You claimed to not have ulterior motives and while I don’t think that you’re necessarily keeping him away from our son, I don’t think you're innocent either. I think you got in way too deep with him and now you can’t dig yourself out and you know that I have something that you will never have, though from what I hear you could have, and I think that kills you. I think it really gets under your skin that I’m the mother of his first son. I will never apologize for that.
You have blogged about our situation and I don’t appreciate it. That’s another reason why I will never be okay with you. I understand that I drew blood first and wrote about you on my Tumblr, which I had no idea you even know about, but I deleted that post before I even know one person had read it, let alone you. You subsequently wrote about me, saying that I can’t call myself a feminist because I expect him to pay child support for a kid he “clearly doesn’t want” and that it’s a matter of inequality. First of all, you don’t know the first thing about our situation. I have explained to him more than once that I didn’t go after him for child support, the state did. Second, you are nothing when it comes to this. This has nothing to do with you. You will never be my sons stepparent, you will never be around him period.
You have the crazy thought that I somehow give a damn about you. Blogging about how I need to leave you alone, blocking me on all social media platforms when I make new accounts to get away from you. That is insane that you even find me when I have no idea what your social media is, only when I ask for it to block you before you find me. You still manage to beat me to the punch and that to me is ludicrous. You’re ignorant to the fact that people have sent me an overwhelming abundance of the things you post. More for laughs than anything, but you’re not as adored as you think you are.

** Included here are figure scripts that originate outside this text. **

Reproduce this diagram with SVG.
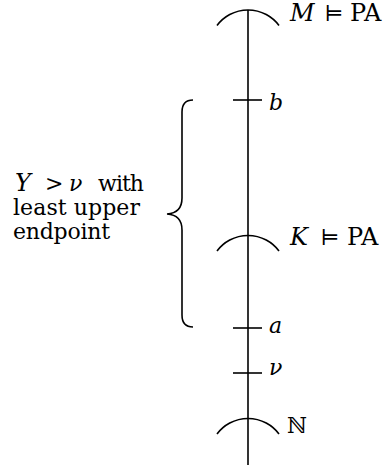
<svg xmlns="http://www.w3.org/2000/svg" width="391" height="468" viewBox="0 0 391 468">
<style>
.ln{fill:none;stroke:#000;stroke-width:1.6;stroke-linecap:butt}
text{font-family:"DejaVu Serif","Liberation Serif",serif;font-size:22px;fill:#000}
.i{font-style:italic}
.L{font-size:24px}
.m{text-anchor:middle}
</style>
<rect width="391" height="468" fill="#fff"/>
<g id="connectors">
<line class="ln" x1="248" y1="10" x2="248" y2="465"/>
</g>
<g id="M">
<path class="ln" d="M217,25.5 A38.7,38.7 0 0 1 279,25.5"/>
<text class="i L" x="290" y="21">M</text>
<text class="m" x="334" y="21">⊨</text>
<text class="L" x="350" y="21">PA</text>
</g>
<g id="b">
<line class="ln" x1="233" y1="100" x2="262" y2="100"/>
<text class="i" x="269" y="110">b</text>
</g>
<g id="K">
<path class="ln" d="M217,251 A38.7,38.7 0 0 1 279,251"/>
<text class="i L" x="290" y="245">K</text>
<text class="m" x="330" y="245">⊨</text>
<text class="L" x="347" y="245">PA</text>
</g>
<g id="a">
<line class="ln" x1="233" y1="328" x2="262" y2="328"/>
<text class="i" x="269" y="333">a</text>
</g>
<g id="nu">
<line class="ln" x1="233" y1="373" x2="262" y2="373"/>
<text class="i" x="269" y="375">ν</text>
</g>
<g id="N">
<path class="ln" d="M217,434 A38.7,38.7 0 0 1 279,434"/>
<text x="287" y="433">ℕ</text>
</g>
<g id="brace">
<path class="ln" d="M193,100 Q182,100 182,112 L182,198 Q182,213 167,214 Q182,215 182,230 L182,315 Q182,327 193,327"/>
<text class="i L" x="15" y="191">Y</text>
<text x="45" y="191">&gt;</text>
<text class="i" x="69" y="191">ν</text>
<text x="98" y="191" textLength="46">with</text>
<text x="13" y="215" textLength="127">least upper</text>
<text x="13" y="239" textLength="97">endpoint</text>
</g>
</svg>
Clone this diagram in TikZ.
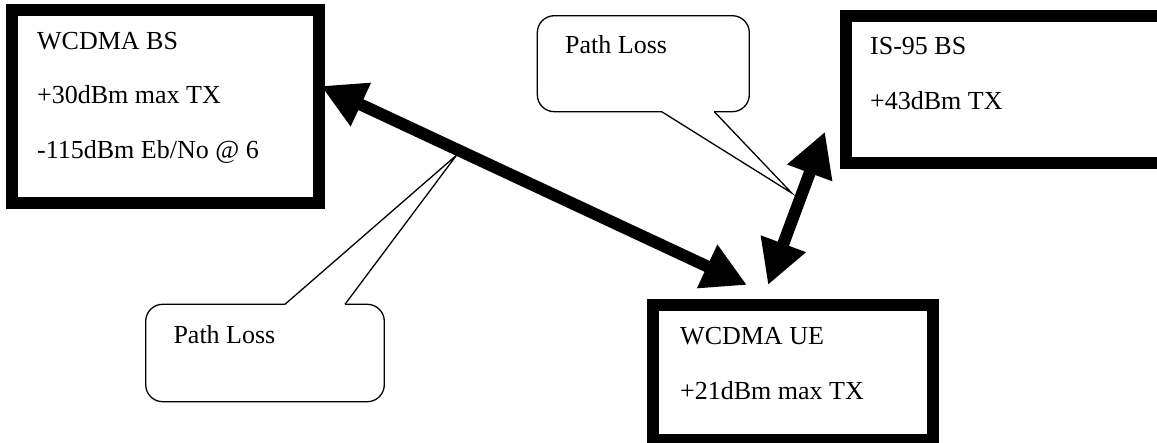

I need to make it clear that I don’t want him. Romantically or otherwise. Too much has happened and he hasn’t even spoke to me since before I got pregnant. He is yours and for some reason you think that’s some great prize. By all means, convince yourself that you’re in a loving, trustworthy and stable relationship. I just have to say that despite my personal feelings towards you, I think you can do better and I think you deserve better. I just hope you realize it before you find yourself in a similar situation.
I digress. My intention with this was not to be mean, I just wanted to say that I don’t hate you. I don’t like you, but I will never cause you problems. When we inevitably run into each other, I will not make a big of deal it. I won’t even acknowledge your existence. I am a kind person and I can be kind to you. If you say hi to me, I’ll say it right back and we’ll leave it at that.